» **BRIEF**
Starting at the line that has "Clone this chart in Apache ECharts." and stopping after the line that has "var points = nodes.map(function", reproduce the listing below exactly; omit everything else.

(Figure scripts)
****************************************
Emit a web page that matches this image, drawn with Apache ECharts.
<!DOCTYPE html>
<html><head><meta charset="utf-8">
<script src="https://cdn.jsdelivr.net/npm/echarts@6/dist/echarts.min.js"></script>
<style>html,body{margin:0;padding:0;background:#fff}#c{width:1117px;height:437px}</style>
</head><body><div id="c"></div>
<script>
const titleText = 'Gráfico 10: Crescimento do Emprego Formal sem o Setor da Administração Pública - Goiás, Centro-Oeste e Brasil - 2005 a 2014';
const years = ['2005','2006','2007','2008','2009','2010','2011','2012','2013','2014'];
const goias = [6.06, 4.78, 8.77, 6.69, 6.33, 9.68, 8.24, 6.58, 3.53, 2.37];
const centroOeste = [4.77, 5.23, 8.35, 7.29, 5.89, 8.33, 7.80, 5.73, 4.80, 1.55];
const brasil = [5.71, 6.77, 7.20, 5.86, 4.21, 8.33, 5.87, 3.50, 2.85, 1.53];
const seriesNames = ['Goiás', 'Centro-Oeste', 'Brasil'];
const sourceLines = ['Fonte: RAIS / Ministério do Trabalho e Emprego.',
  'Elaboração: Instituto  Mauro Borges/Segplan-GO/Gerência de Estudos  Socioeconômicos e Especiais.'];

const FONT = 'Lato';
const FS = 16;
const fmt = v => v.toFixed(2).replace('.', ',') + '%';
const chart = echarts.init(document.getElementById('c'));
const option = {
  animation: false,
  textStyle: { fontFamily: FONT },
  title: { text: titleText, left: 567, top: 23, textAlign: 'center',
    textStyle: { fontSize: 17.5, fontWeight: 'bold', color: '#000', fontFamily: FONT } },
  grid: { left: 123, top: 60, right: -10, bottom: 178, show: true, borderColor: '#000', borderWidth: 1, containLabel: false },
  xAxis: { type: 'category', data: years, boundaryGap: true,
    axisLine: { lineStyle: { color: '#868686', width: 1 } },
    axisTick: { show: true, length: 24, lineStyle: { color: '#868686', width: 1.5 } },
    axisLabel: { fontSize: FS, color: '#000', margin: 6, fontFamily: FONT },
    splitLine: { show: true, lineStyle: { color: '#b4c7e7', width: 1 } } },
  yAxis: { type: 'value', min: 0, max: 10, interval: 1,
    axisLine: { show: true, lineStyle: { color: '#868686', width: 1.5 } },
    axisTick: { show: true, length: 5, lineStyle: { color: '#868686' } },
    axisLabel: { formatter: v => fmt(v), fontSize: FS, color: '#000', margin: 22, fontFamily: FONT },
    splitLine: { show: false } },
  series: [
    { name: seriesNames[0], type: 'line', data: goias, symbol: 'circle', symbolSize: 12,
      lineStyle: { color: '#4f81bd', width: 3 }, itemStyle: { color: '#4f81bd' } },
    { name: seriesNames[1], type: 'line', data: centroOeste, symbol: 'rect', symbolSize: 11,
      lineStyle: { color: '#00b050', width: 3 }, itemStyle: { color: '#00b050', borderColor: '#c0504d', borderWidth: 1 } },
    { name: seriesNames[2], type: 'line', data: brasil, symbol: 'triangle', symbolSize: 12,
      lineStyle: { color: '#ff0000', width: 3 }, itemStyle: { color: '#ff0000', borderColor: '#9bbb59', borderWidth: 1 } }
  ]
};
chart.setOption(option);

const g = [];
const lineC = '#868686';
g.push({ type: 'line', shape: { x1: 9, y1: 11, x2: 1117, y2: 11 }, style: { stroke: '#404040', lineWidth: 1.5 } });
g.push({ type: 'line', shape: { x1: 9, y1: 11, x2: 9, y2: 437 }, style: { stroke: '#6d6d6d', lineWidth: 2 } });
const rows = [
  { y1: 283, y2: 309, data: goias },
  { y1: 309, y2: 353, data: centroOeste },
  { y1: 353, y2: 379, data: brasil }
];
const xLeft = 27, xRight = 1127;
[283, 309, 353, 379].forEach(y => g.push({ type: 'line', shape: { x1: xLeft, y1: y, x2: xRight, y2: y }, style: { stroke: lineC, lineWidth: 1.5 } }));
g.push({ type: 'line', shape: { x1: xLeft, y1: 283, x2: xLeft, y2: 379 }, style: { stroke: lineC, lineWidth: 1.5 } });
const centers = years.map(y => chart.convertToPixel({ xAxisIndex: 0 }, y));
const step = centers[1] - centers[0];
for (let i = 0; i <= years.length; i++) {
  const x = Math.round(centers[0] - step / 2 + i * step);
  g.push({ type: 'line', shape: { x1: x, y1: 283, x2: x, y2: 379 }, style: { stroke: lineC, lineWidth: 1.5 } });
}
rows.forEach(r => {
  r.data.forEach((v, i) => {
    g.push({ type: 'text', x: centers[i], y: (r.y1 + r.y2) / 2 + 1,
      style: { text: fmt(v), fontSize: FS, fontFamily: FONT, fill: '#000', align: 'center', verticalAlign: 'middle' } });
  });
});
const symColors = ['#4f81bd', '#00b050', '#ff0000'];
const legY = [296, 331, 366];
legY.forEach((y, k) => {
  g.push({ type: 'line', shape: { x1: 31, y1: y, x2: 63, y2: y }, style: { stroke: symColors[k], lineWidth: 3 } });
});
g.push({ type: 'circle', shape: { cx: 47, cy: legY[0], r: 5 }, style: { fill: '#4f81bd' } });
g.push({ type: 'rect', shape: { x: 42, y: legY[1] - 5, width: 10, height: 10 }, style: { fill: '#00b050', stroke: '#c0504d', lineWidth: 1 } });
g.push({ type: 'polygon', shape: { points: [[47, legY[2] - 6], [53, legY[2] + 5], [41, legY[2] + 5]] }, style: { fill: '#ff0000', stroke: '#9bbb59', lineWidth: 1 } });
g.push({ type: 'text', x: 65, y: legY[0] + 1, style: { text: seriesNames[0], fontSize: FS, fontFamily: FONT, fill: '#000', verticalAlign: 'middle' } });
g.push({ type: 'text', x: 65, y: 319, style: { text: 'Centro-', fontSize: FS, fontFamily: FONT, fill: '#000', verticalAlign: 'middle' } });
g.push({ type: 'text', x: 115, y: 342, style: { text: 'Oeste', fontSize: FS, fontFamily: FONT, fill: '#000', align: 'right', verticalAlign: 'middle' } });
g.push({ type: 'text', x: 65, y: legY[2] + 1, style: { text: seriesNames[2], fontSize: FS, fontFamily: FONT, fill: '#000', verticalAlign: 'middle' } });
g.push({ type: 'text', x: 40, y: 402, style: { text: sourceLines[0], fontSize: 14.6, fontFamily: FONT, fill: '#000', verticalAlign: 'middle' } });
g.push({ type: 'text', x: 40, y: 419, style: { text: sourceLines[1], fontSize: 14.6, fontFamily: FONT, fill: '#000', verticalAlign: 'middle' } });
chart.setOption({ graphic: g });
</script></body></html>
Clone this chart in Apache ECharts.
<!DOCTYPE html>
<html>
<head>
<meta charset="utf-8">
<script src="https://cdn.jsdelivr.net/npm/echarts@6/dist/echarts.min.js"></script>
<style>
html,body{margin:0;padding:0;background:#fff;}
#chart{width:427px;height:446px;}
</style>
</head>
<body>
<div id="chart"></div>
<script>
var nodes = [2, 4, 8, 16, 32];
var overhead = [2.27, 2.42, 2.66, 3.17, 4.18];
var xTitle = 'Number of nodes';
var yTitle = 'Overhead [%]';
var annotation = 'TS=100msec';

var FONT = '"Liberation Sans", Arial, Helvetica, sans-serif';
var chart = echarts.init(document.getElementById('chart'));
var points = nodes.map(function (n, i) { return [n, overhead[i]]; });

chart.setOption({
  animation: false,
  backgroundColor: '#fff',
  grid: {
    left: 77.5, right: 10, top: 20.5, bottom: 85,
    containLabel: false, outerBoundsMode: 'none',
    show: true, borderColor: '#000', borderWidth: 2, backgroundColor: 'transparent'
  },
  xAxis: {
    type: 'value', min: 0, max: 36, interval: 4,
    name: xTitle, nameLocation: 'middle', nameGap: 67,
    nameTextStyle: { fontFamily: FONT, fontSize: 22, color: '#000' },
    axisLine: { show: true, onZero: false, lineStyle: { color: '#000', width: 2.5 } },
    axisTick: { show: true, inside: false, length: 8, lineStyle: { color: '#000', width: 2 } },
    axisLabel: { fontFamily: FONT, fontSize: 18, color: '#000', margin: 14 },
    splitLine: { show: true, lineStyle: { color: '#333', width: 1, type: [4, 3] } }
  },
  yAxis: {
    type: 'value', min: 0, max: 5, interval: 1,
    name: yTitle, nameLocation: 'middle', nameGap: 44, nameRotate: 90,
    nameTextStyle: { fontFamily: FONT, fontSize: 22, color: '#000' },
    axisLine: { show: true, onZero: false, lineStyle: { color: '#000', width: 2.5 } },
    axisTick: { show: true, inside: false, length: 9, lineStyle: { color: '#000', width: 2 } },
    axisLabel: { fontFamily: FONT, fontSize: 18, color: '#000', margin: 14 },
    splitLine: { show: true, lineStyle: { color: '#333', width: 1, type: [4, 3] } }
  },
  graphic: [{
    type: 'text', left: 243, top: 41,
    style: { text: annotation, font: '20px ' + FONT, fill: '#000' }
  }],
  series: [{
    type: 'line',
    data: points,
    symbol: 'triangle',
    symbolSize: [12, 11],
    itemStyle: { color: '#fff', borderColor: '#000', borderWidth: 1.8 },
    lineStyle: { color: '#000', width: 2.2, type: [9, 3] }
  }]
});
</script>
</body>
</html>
****************************************
» **TASK RESPONSE**
Clone this chart in Apache ECharts.
<!DOCTYPE html>
<html>
<head>
<meta charset="utf-8">
<script src="https://cdn.jsdelivr.net/npm/echarts@6/dist/echarts.min.js"></script>
<style>
html,body{margin:0;padding:0;background:#fff;}
#chart{width:427px;height:446px;}
</style>
</head>
<body>
<div id="chart"></div>
<script>
var nodes = [2, 4, 8, 16, 32];
var overhead = [2.27, 2.42, 2.66, 3.17, 4.18];
var xTitle = 'Number of nodes';
var yTitle = 'Overhead [%]';
var annotation = 'TS=100msec';

var FONT = '"Liberation Sans", Arial, Helvetica, sans-serif';
var chart = echarts.init(document.getElementById('chart'));
var points = nodes.map(function (n, i) { return [n, overhead[i]]; });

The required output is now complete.